O que os documentos oficiais omitiam e os historiadores brasileiros até agora não discutiam, a historiografia internacional veio informar (diria até, denunciar): o que Cristiano Otoni, os ministérios do Império e os jornais do século XIX tentaram apagar para a posteridade é o fato de que a opção pelos engenheiros dos Estados Unidos era a aplicação de mão de obra escrava para construir a Estrada de Ferro D. Pedro II.

No início dos anos 1850, quando nova conjuntura política interna e externa levaria à interrupção definitiva do negócio dos tumbeiros, quiçá a metade da população escrava em idade produtiva existente no país fosse constituída por africanos ilegalmente escravizados e seus descendentes; essa taxa de ilegalidade da escravidão era decerto muito mais alta nas fazendas de café do Vale do Paraíba, para onde afluíram em massa os africanos chegados após a lei de 1831.[1]

A fotografia aqui apresentada consta apenas nos arquivos da Exibição de 1876 de Filadélfia, em comemoração ao centenário da independência dos Estados Unidos da América. Entretanto, silenciosamente ela apresenta a sobreposição do trabalho livre promovido pelos ingleses pelo escravismo (o segundo escravismo) aplicado pela engenharia americana na construção da coisa mais “moderna” encontrada no Império do Brasil a partir de 1860. 

As contradições são muitas e estruturais.

O uso de mão de obra escravizada nas obras de infra e superestrutura ferroviária entre Rio de Janeiro, Minas Ferais e São Paulo no século XIX foi promovida pelo abolicionista Cristiano Otoni. As locomotivas que os engenheiros dos EUA - que tinham base em Richmond, Virgícia, capital secessionista - introduziram na EFDPII a partir de 1862 foram fabricadas pela M. W. Baldwin & Co. (Baldwin Locomotive Works). 

A M. W. Baldwin & Co. estava à beira da falência em 1862 devido ao grande boicote aplicado pelos seus principais clientes até então, os escravistas do Grande Sul. Enquanto os secessionistas boicotavam a M. W. Baldwin, a Companhia Estrada de Ferro D. Pedro II salvava a mesma companhia da bancarrota, pagando à vista, em dinheiro vivo, segundo o historiador John K. Brown.
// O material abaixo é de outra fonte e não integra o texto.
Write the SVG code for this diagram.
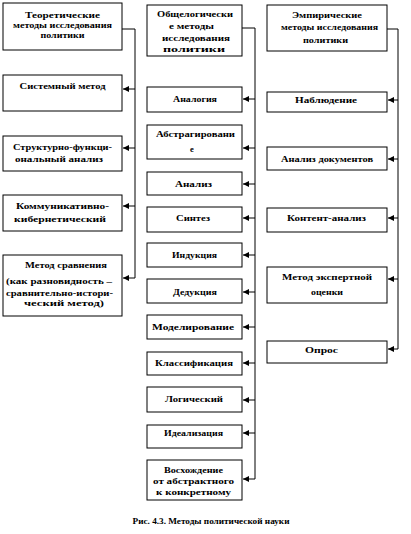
<svg xmlns="http://www.w3.org/2000/svg" width="411" height="534" viewBox="0 0 411 534">
<style>
.b{fill:#fff;stroke:#000;stroke-width:1}
text{font-family:"Liberation Serif","Times New Roman",serif;font-weight:bold;font-size:8.5px;fill:#000;text-anchor:middle}
.c path{fill:none;stroke:#000;stroke-width:1}
</style>
<defs>
<marker id="ar" viewBox="0 0 6 6" refX="6" refY="3" markerWidth="6" markerHeight="6" markerUnits="userSpaceOnUse" orient="auto">
<path d="M0,0 L6,3 L0,6 z" fill="#000"/>
</marker>
</defs>
<rect width="411" height="534" fill="#fff"/>
<g class="c">
<path d="M122,29 H135 V278"/>
<path d="M135,89 H123" marker-end="url(#ar)"/>
<path d="M135,148 H123" marker-end="url(#ar)"/>
<path d="M135,206 H123" marker-end="url(#ar)"/>
<path d="M135,278 H123" marker-end="url(#ar)"/>
<path d="M242,28 H255 V479"/>
<path d="M255,99 H243" marker-end="url(#ar)"/>
<path d="M255,148 H243" marker-end="url(#ar)"/>
<path d="M255,184 H243" marker-end="url(#ar)"/>
<path d="M255,218 H243" marker-end="url(#ar)"/>
<path d="M255,255 H243" marker-end="url(#ar)"/>
<path d="M255,292 H243" marker-end="url(#ar)"/>
<path d="M255,327 H243" marker-end="url(#ar)"/>
<path d="M255,363 H243" marker-end="url(#ar)"/>
<path d="M255,400 H243" marker-end="url(#ar)"/>
<path d="M255,433 H243" marker-end="url(#ar)"/>
<path d="M255,479 H243" marker-end="url(#ar)"/>
<path d="M387,29 H398 V349"/>
<path d="M398,100 H388" marker-end="url(#ar)"/>
<path d="M398,159 H388" marker-end="url(#ar)"/>
<path d="M398,218 H388" marker-end="url(#ar)"/>
<path d="M398,279 H388" marker-end="url(#ar)"/>
<path d="M398,349 H388" marker-end="url(#ar)"/>
</g>
<g id="theor"><rect class="b" x="3" y="3" width="119" height="47"/>
<text x="62.5" y="18" textLength="75" lengthAdjust="spacingAndGlyphs">Теоретические</text>
<text x="62.5" y="28" textLength="99" lengthAdjust="spacingAndGlyphs" style="font-size:7.5px">методы исследования</text>
<text x="62.5" y="38" textLength="44" lengthAdjust="spacingAndGlyphs" style="font-size:7.5px">политики</text></g>
<g id="sys"><rect class="b" x="3" y="75" width="119" height="36"/>
<text x="62.5" y="89" textLength="86" lengthAdjust="spacingAndGlyphs">Системный метод</text></g>
<g id="struct"><rect class="b" x="3" y="136" width="119" height="35"/>
<text x="62.5" y="150" textLength="99" lengthAdjust="spacingAndGlyphs">Структурно-функци-</text>
<text x="59" y="162" textLength="88" lengthAdjust="spacingAndGlyphs">ональный анализ</text></g>
<g id="komm"><rect class="b" x="3" y="195" width="119" height="36"/>
<text x="62.5" y="209" textLength="93" lengthAdjust="spacingAndGlyphs">Коммуникативно-</text>
<text x="60" y="222" textLength="92" lengthAdjust="spacingAndGlyphs">кибернетический</text></g>
<g id="sravn"><rect class="b" x="3" y="255" width="119" height="61"/>
<text x="66" y="268" textLength="82" lengthAdjust="spacingAndGlyphs">Метод сравнения</text>
<text x="59" y="284" textLength="106" lengthAdjust="spacingAndGlyphs">(как разновидность –</text>
<text x="59.5" y="296" textLength="107" lengthAdjust="spacingAndGlyphs">сравнительно-истори-</text>
<text x="64" y="306" textLength="80" lengthAdjust="spacingAndGlyphs">ческий метод)</text></g>
<g id="obsh"><rect class="b" x="147" y="5" width="95" height="51"/>
<text x="195" y="17" textLength="76" lengthAdjust="spacingAndGlyphs">Общелогически</text>
<text x="191.5" y="29" textLength="45" lengthAdjust="spacingAndGlyphs">е методы</text>
<text x="196" y="41" textLength="68" lengthAdjust="spacingAndGlyphs" style="font-size:7.5px">исследования</text>
<text x="194" y="52" textLength="62" lengthAdjust="spacingAndGlyphs" style="font-size:7.5px">политики</text></g>
<g id="analog"><rect class="b" x="147" y="87" width="95" height="25"/>
<text x="195" y="102" textLength="44" lengthAdjust="spacingAndGlyphs">Аналогия</text></g>
<g id="abstr"><rect class="b" x="147" y="125" width="95" height="34"/>
<text x="195.5" y="137" textLength="79" lengthAdjust="spacingAndGlyphs">Абстрагировани</text>
<text x="192" y="152">е</text></g>
<g id="anal"><rect class="b" x="147" y="172" width="95" height="23"/>
<text x="193.5" y="187" textLength="37" lengthAdjust="spacingAndGlyphs">Анализ</text></g>
<g id="sint"><rect class="b" x="147" y="207" width="95" height="25"/>
<text x="193" y="221" textLength="34" lengthAdjust="spacingAndGlyphs">Синтез</text></g>
<g id="ind"><rect class="b" x="147" y="243" width="95" height="24"/>
<text x="194.5" y="258" textLength="45" lengthAdjust="spacingAndGlyphs">Индукция</text></g>
<g id="ded"><rect class="b" x="147" y="279" width="95" height="24"/>
<text x="195" y="295" textLength="44" lengthAdjust="spacingAndGlyphs">Дедукция</text></g>
<g id="model"><rect class="b" x="147" y="315" width="95" height="24"/>
<text x="193" y="330" textLength="82" lengthAdjust="spacingAndGlyphs">Моделирование</text></g>
<g id="klass"><rect class="b" x="147" y="352" width="95" height="23"/>
<text x="194" y="366" textLength="78" lengthAdjust="spacingAndGlyphs">Классификация</text></g>
<g id="logic"><rect class="b" x="147" y="387" width="95" height="25"/>
<text x="194" y="402" textLength="58" lengthAdjust="spacingAndGlyphs">Логический</text></g>
<g id="ideal"><rect class="b" x="147" y="425" width="95" height="23"/>
<text x="193.5" y="436" textLength="59" lengthAdjust="spacingAndGlyphs">Идеализация</text></g>
<g id="vosh"><rect class="b" x="147" y="460" width="95" height="40"/>
<text x="193.5" y="473" textLength="59" lengthAdjust="spacingAndGlyphs">Восхождение</text>
<text x="193.5" y="484" textLength="81" lengthAdjust="spacingAndGlyphs">от абстрактного</text>
<text x="193.5" y="495" textLength="75" lengthAdjust="spacingAndGlyphs">к конкретному</text></g>
<g id="emp"><rect class="b" x="267" y="5" width="120" height="46"/>
<text x="327" y="18" textLength="70" lengthAdjust="spacingAndGlyphs">Эмпирические</text>
<text x="329.5" y="30" textLength="97" lengthAdjust="spacingAndGlyphs" style="font-size:7.5px">методы исследования</text>
<text x="325.5" y="43" textLength="45" lengthAdjust="spacingAndGlyphs" style="font-size:7.5px">политики</text></g>
<g id="nabl"><rect class="b" x="267" y="92" width="120" height="20"/>
<text x="326" y="103" textLength="62" lengthAdjust="spacingAndGlyphs">Наблюдение</text></g>
<g id="anadoc"><rect class="b" x="267" y="147" width="120" height="23"/>
<text x="327" y="162" textLength="92" lengthAdjust="spacingAndGlyphs">Анализ документов</text></g>
<g id="kont"><rect class="b" x="267" y="208" width="120" height="24"/>
<text x="326.5" y="221" textLength="79" lengthAdjust="spacingAndGlyphs">Контент-анализ</text></g>
<g id="expert"><rect class="b" x="267" y="267" width="120" height="36"/>
<text x="327" y="280" textLength="90" lengthAdjust="spacingAndGlyphs">Метод экспертной</text>
<text x="327" y="295" textLength="32" lengthAdjust="spacingAndGlyphs">оценки</text></g>
<g id="opros"><rect class="b" x="267" y="341" width="120" height="22"/>
<text x="321.5" y="353" textLength="33" lengthAdjust="spacingAndGlyphs">Опрос</text></g>
<text x="211" y="524" textLength="157" lengthAdjust="spacingAndGlyphs">Рис. 4.3. Методы политической науки</text>
</svg>
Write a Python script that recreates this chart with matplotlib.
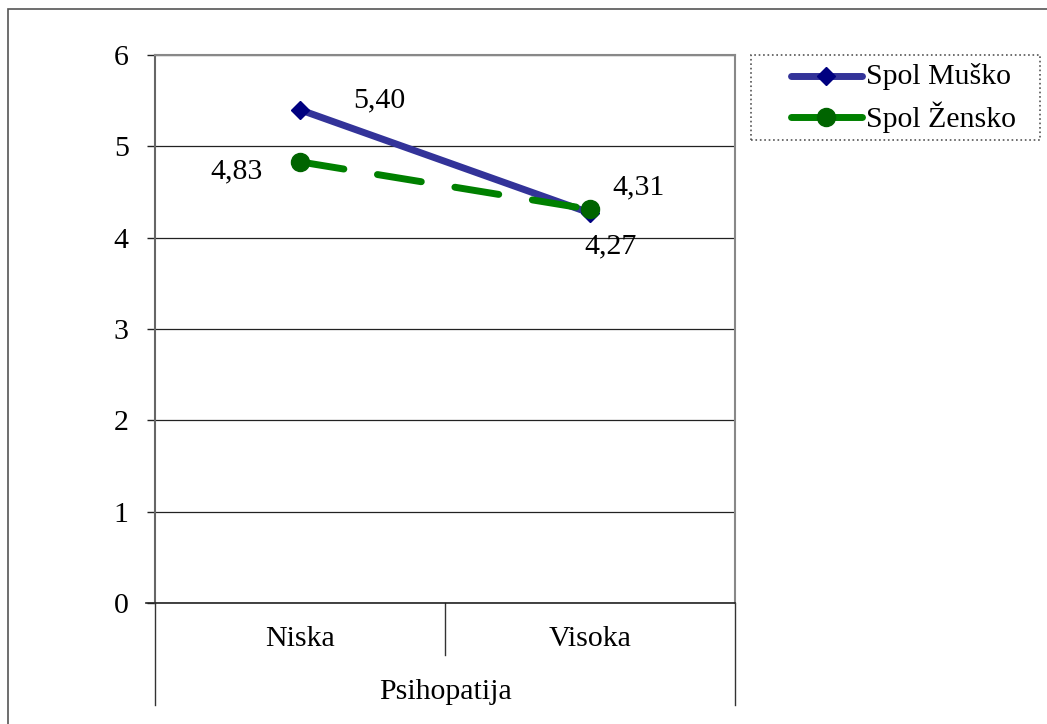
import matplotlib
matplotlib.use("Agg")
import matplotlib.pyplot as plt
from matplotlib.lines import Line2D
from matplotlib.patches import Rectangle

categories = ["Niska", "Visoka"]
group_label = "Psihopatija"
series_names = ["Spol Muško", "Spol Žensko"]
musko = [5.40, 4.27]
zensko = [4.83, 4.31]
yticks = [0, 1, 2, 3, 4, 5, 6]

plt.rcParams['font.family'] = ['Liberation Serif', 'DejaVu Serif']
FS = 21.5
W, H = 1047, 724

fig = plt.figure(figsize=(10.47, 7.24), dpi=100)
fig.patch.set_facecolor('white')
# outer border (only top/left visible)
fig.add_artist(Rectangle((8/W, -0.05), 1.1, 1.05 - 9/H, transform=fig.transFigure,
                         fill=False, edgecolor='#555555', linewidth=1.2))

ax = fig.add_axes([155/W, 1 - 603/H, (735-155)/W, (603-55)/H])
x = list(range(len(categories)))
ax.set_xlim(-0.5, len(categories) - 0.5)
ax.set_ylim(0, 6)
ax.set_yticks(yticks)
ax.set_yticklabels([str(t) for t in yticks], fontsize=FS)
ax.yaxis.grid(True, color='#222222', linewidth=0.9)
ax.set_axisbelow(True)
ax.tick_params(axis='y', direction='out', length=6, width=1, color='#222222', pad=13)
ax.set_xticks([])
for s in ['top', 'right']:
    ax.spines[s].set_color('#888888')
    ax.spines[s].set_linewidth(1.5)
ax.spines['left'].set_color('#666666')
ax.spines['left'].set_linewidth(1.5)
ax.spines['bottom'].set_color('#222222')
ax.spines['bottom'].set_linewidth(1.2)

LW = 5
ax.plot(x, musko, color='#333399', linewidth=LW, marker='D', markersize=9,
        markerfacecolor='#000080', markeredgecolor='#000080', solid_capstyle='round',
        label=series_names[0], zorder=3)
ax.plot(x, zensko, color='#008000', linewidth=LW, linestyle=(0, (6.4, 4.9)), marker='o', markersize=13,
        markerfacecolor='#006400', markeredgecolor='#006400', dash_capstyle='round',
        label=series_names[1], zorder=4)

def fmt(v):
    return f"{v:.2f}".replace('.', ',')

ax.annotate(fmt(musko[0]), (x[0], musko[0]), xytext=(57, 7), textcoords='offset points',
            fontsize=FS, ha='center', va='center')
ax.annotate(fmt(zensko[0]), (x[0], zensko[0]), xytext=(-46, -7), textcoords='offset points',
            fontsize=FS, ha='center', va='center')
ax.annotate(fmt(zensko[1]), (x[1], zensko[1]), xytext=(35, 16), textcoords='offset points',
            fontsize=FS, ha='center', va='center')
ax.annotate(fmt(musko[1]), (x[1], musko[1]), xytext=(15, -24), textcoords='offset points',
            fontsize=FS, ha='center', va='center')

# category axis lines below plot
trans = ax.get_xaxis_transform()
ax_h_px = 603 - 55
def yfrac(px_below):
    return -px_below / ax_h_px
ax.plot([-0.5, -0.5], [0, yfrac(102)], transform=trans, color='#333333', lw=1, clip_on=False)
ax.plot([1.5, 1.5], [0, yfrac(102)], transform=trans, color='#333333', lw=1, clip_on=False)
for i in range(1, len(categories)):
    ax.plot([i - 0.5, i - 0.5], [0, yfrac(52)], transform=trans, color='#333333', lw=1, clip_on=False)
ax.plot([-0.53, -0.5], [0, 0], transform=trans, color='#222222', lw=1.2, clip_on=False)
for i, c in enumerate(categories):
    ax.text(i, yfrac(36), c, transform=trans, fontsize=FS, ha='center', va='center')
ax.text((len(categories) - 1) / 2, yfrac(89), group_label, transform=trans, fontsize=FS,
        ha='center', va='center')

# legend drawn in figure pixel coords
def fx(px): return px / W
def fy(py): return 1 - py / H
fig.add_artist(Rectangle((fx(751), fy(140)), fx(1040) - fx(751), fy(55) - fy(140),
                         transform=fig.transFigure, fill=False, edgecolor='#555555',
                         linestyle=':', linewidth=1.2))
leg_specs = [
    dict(color='#333399', marker='D', markersize=9, mfc='#000080'),
    dict(color='#008000', marker='o', markersize=13, mfc='#006400'),
]
for k, (name, spec) in enumerate(zip(series_names, leg_specs)):
    yy = fy(76 + k * 41)
    fig.add_artist(Line2D([fx(791), fx(862)], [yy, yy], transform=fig.transFigure,
                          color=spec['color'], lw=LW, solid_capstyle='round'))
    fig.add_artist(Line2D([fx(826)], [yy], transform=fig.transFigure, marker=spec['marker'],
                          markersize=spec['markersize'], markerfacecolor=spec['mfc'],
                          markeredgecolor=spec['mfc'], lw=0))
    fig.text(fx(866), yy, name, fontsize=FS, ha='left', va='center')

fig.savefig('out.png', dpi=100, facecolor='white')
Nos anos/décadas seguintes, o Brasil tornou-se o maior cliente externo da Baldwin Locomotive Works, sobretudo a Estrada de Ferro D. Pedro II, que passou a ser um departamento do estado Imperial em 28/09/1865. Um cliente tão especial que o maior fabricante de locomotivas do mundo já na década de 1870 selecionou um item destinado ao Império do Brasil para representá-lo no maior evento comemorativo dos Estados Unidos no século XIX.

Fotografia: Locomotiva “Príncipe do Grão Pará” exposta no Machinery Hall of 1876 , Philadelphia Exhibition. Baldwin Locomotive Works, class 8-30D 27, serial 3857, abril de 1876.



[1] CHALHOUB, Sidney. A Força da Escravidão. São Paulo: Companhia das Letras, 2012, cap. 2.